▶ [What to produce]: Each record below should be output verbatim, without pictures.

▶ [Plotting code records]:
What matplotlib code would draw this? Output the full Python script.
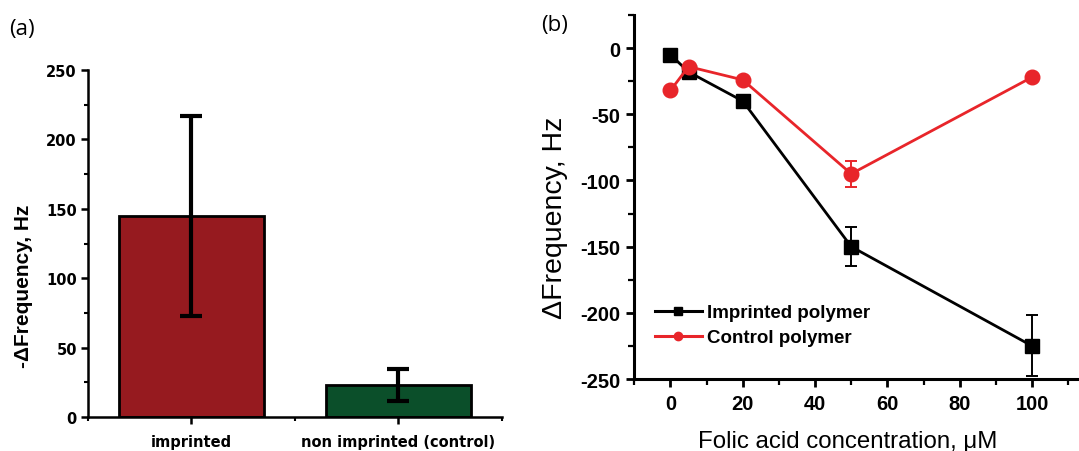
import matplotlib
matplotlib.use("Agg")
import matplotlib.pyplot as plt
from matplotlib.lines import Line2D
from matplotlib.ticker import MultipleLocator

plt.rcParams["axes.unicode_minus"] = False

# Panel (a): frequency shift of the two polymer films
categories = ["imprinted", "non imprinted (control)"]
response = [145, 23]
response_err = [72, 11.5]
bar_colors = ["#961a1f", "#0b4f2a"]

# Panel (b): frequency shift versus folic acid concentration
conc = [0, 5, 20, 50, 100]
imprinted = [-5, -18, -40, -150, -225]
imprinted_err = [0, 0, 0, 15, 23]
control = [-32, -14, -24, -95, -22]
control_err = [0, 0, 0, 10, 0]
x_ticks = [0, 20, 40, 60, 80, 100]
y_ticks = [0, -50, -100, -150, -200, -250]

W, H = 1079, 452
fig = plt.figure(figsize=(W / 100, H / 100), dpi=100)

# ---------- panel (a) ----------
axa = fig.add_axes([88 / W, 1 - 418 / H, (501.7 - 88) / W, (418 - 71) / H])
xpos = list(range(len(categories)))
axa.bar(xpos, response, width=0.70, color=bar_colors, edgecolor="black",
        linewidth=2, zorder=2)
axa.errorbar(xpos, response, yerr=response_err, fmt="none", ecolor="black",
             elinewidth=3, capsize=8, capthick=3, zorder=3)
axa.set_xlim(-0.5, 1.5)
axa.set_ylim(0, 250)
axa.set_xticks(xpos)
axa.set_xticklabels(categories)
axa.xaxis.set_minor_locator(MultipleLocator(0.5))
axa.yaxis.set_major_locator(MultipleLocator(50))
axa.yaxis.set_minor_locator(MultipleLocator(25))
for s in ("top", "right"):
    axa.spines[s].set_visible(False)
for s in ("left", "bottom"):
    axa.spines[s].set_linewidth(1.8)
axa.tick_params(axis="both", which="major", direction="out", length=5,
                width=1.8, labelsize=10.5)
axa.tick_params(axis="both", which="minor", direction="out", length=3, width=1.5)
axa.tick_params(axis="x", which="major", pad=7)
axa.tick_params(axis="y", which="major", pad=3)
for lab in axa.get_xticklabels() + axa.get_yticklabels():
    lab.set_fontfamily("DejaVu Sans")
    lab.set_fontweight("bold")
axa.set_ylabel("-\u0394Frequency, Hz", fontsize=15, family="Liberation Sans",
               fontweight="bold")
axa.yaxis.set_label_coords(-0.133, 0.38)

# ---------- panel (b) ----------
x0, x1 = 634.3, W
axb = fig.add_axes([x0 / W, 1 - 380 / H, (x1 - x0) / W, (380 - 16) / H])
axb.errorbar(conc, imprinted, yerr=imprinted_err, color="black", linewidth=2,
             marker="s", markersize=9.5, elinewidth=1.4, capsize=4.5,
             capthick=1.4, zorder=3, clip_on=False)
axb.errorbar(conc, control, yerr=control_err, color="#e8252a", linewidth=2,
             marker="o", markersize=10.5, elinewidth=1.4, capsize=4.5,
             capthick=1.4, ecolor="#e8252a", zorder=4, clip_on=False)
axb.set_xlim(-10, 113)
axb.set_ylim(-250, 25)
axb.set_xticks(x_ticks)
axb.set_yticks(y_ticks)
axb.xaxis.set_minor_locator(MultipleLocator(10))
axb.yaxis.set_minor_locator(MultipleLocator(25))
for s in ("top", "right"):
    axb.spines[s].set_visible(False)
for s in ("left", "bottom"):
    axb.spines[s].set_linewidth(2.2)
axb.tick_params(axis="both", which="major", direction="out", length=6,
                width=2, labelsize=14.5, pad=4)
axb.tick_params(axis="x", which="major", pad=5)
axb.tick_params(axis="both", which="minor", direction="out", length=4, width=1.6)
for lab in axb.get_xticklabels() + axb.get_yticklabels():
    lab.set_fontfamily("Liberation Sans")
    lab.set_fontweight("bold")
axb.set_ylabel("\u0394Frequency, Hz", fontsize=20.5, family="Liberation Sans")
axb.yaxis.set_label_coords(-0.149, 0.446)
axb.set_xlabel("Folic acid concentration, \u03bcM", fontsize=17.3,
               family="Liberation Sans")
axb.xaxis.set_label_coords(0.479, -0.140)

handles = [
    Line2D([], [], color="black", linewidth=2.2, marker="s", markersize=6),
    Line2D([], [], color="#e8252a", linewidth=2.2, marker="o", markersize=6),
]
axb.legend(handles, ["Imprinted polymer", "Control polymer"],
           loc="upper left", bbox_to_anchor=(0.0465, 0.206), frameon=False,
           borderpad=0, borderaxespad=0, handlelength=2.5, handletextpad=0.3,
           labelspacing=0.42,
           prop={"family": "Liberation Sans", "weight": "bold", "size": 13.5})

# panel letters
fig.text(9 / W, 1 - 29 / H, "(a)", fontsize=16, family="Open Sans",
         ha="left", va="center")
fig.text(541 / W, 1 - 26 / H, "(b)", fontsize=16, family="Open Sans",
         ha="left", va="center")

fig.savefig("out.png", dpi=100)
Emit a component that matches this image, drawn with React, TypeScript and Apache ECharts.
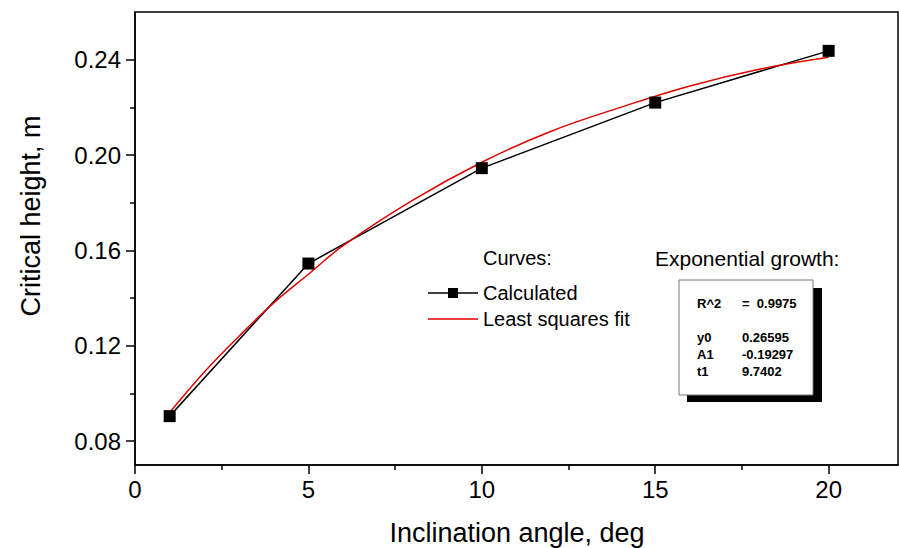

▶ [Task solution]:
What matplotlib code would draw this? Output the full Python script.
import matplotlib
matplotlib.use("Agg")
import matplotlib.pyplot as plt
from matplotlib.lines import Line2D
from matplotlib.ticker import MultipleLocator

plt.rcParams["axes.unicode_minus"] = False

# Panel (a): frequency shift of the two polymer films
categories = ["imprinted", "non imprinted (control)"]
response = [145, 23]
response_err = [72, 11.5]
bar_colors = ["#961a1f", "#0b4f2a"]

# Panel (b): frequency shift versus folic acid concentration
conc = [0, 5, 20, 50, 100]
imprinted = [-5, -18, -40, -150, -225]
imprinted_err = [0, 0, 0, 15, 23]
control = [-32, -14, -24, -95, -22]
control_err = [0, 0, 0, 10, 0]
x_ticks = [0, 20, 40, 60, 80, 100]
y_ticks = [0, -50, -100, -150, -200, -250]

W, H = 1079, 452
fig = plt.figure(figsize=(W / 100, H / 100), dpi=100)

# ---------- panel (a) ----------
axa = fig.add_axes([88 / W, 1 - 418 / H, (501.7 - 88) / W, (418 - 71) / H])
xpos = list(range(len(categories)))
axa.bar(xpos, response, width=0.70, color=bar_colors, edgecolor="black",
        linewidth=2, zorder=2)
axa.errorbar(xpos, response, yerr=response_err, fmt="none", ecolor="black",
             elinewidth=3, capsize=8, capthick=3, zorder=3)
axa.set_xlim(-0.5, 1.5)
axa.set_ylim(0, 250)
axa.set_xticks(xpos)
axa.set_xticklabels(categories)
axa.xaxis.set_minor_locator(MultipleLocator(0.5))
axa.yaxis.set_major_locator(MultipleLocator(50))
axa.yaxis.set_minor_locator(MultipleLocator(25))
for s in ("top", "right"):
    axa.spines[s].set_visible(False)
for s in ("left", "bottom"):
    axa.spines[s].set_linewidth(1.8)
axa.tick_params(axis="both", which="major", direction="out", length=5,
                width=1.8, labelsize=10.5)
axa.tick_params(axis="both", which="minor", direction="out", length=3, width=1.5)
axa.tick_params(axis="x", which="major", pad=7)
axa.tick_params(axis="y", which="major", pad=3)
for lab in axa.get_xticklabels() + axa.get_yticklabels():
    lab.set_fontfamily("DejaVu Sans")
    lab.set_fontweight("bold")
axa.set_ylabel("-\u0394Frequency, Hz", fontsize=15, family="Liberation Sans",
               fontweight="bold")
axa.yaxis.set_label_coords(-0.133, 0.38)

# ---------- panel (b) ----------
x0, x1 = 634.3, W
axb = fig.add_axes([x0 / W, 1 - 380 / H, (x1 - x0) / W, (380 - 16) / H])
axb.errorbar(conc, imprinted, yerr=imprinted_err, color="black", linewidth=2,
             marker="s", markersize=9.5, elinewidth=1.4, capsize=4.5,
             capthick=1.4, zorder=3, clip_on=False)
axb.errorbar(conc, control, yerr=control_err, color="#e8252a", linewidth=2,
             marker="o", markersize=10.5, elinewidth=1.4, capsize=4.5,
             capthick=1.4, ecolor="#e8252a", zorder=4, clip_on=False)
axb.set_xlim(-10, 113)
axb.set_ylim(-250, 25)
axb.set_xticks(x_ticks)
axb.set_yticks(y_ticks)
axb.xaxis.set_minor_locator(MultipleLocator(10))
axb.yaxis.set_minor_locator(MultipleLocator(25))
for s in ("top", "right"):
    axb.spines[s].set_visible(False)
for s in ("left", "bottom"):
    axb.spines[s].set_linewidth(2.2)
axb.tick_params(axis="both", which="major", direction="out", length=6,
                width=2, labelsize=14.5, pad=4)
axb.tick_params(axis="x", which="major", pad=5)
axb.tick_params(axis="both", which="minor", direction="out", length=4, width=1.6)
for lab in axb.get_xticklabels() + axb.get_yticklabels():
    lab.set_fontfamily("Liberation Sans")
    lab.set_fontweight("bold")
axb.set_ylabel("\u0394Frequency, Hz", fontsize=20.5, family="Liberation Sans")
axb.yaxis.set_label_coords(-0.149, 0.446)
axb.set_xlabel("Folic acid concentration, \u03bcM", fontsize=17.3,
               family="Liberation Sans")
axb.xaxis.set_label_coords(0.479, -0.140)

handles = [
    Line2D([], [], color="black", linewidth=2.2, marker="s", markersize=6),
    Line2D([], [], color="#e8252a", linewidth=2.2, marker="o", markersize=6),
]
axb.legend(handles, ["Imprinted polymer", "Control polymer"],
           loc="upper left", bbox_to_anchor=(0.0465, 0.206), frameon=False,
           borderpad=0, borderaxespad=0, handlelength=2.5, handletextpad=0.3,
           labelspacing=0.42,
           prop={"family": "Liberation Sans", "weight": "bold", "size": 13.5})

# panel letters
fig.text(9 / W, 1 - 29 / H, "(a)", fontsize=16, family="Open Sans",
         ha="left", va="center")
fig.text(541 / W, 1 - 26 / H, "(b)", fontsize=16, family="Open Sans",
         ha="left", va="center")

fig.savefig("out.png", dpi=100)
Emit a component that matches this image, drawn with React, TypeScript and Apache ECharts.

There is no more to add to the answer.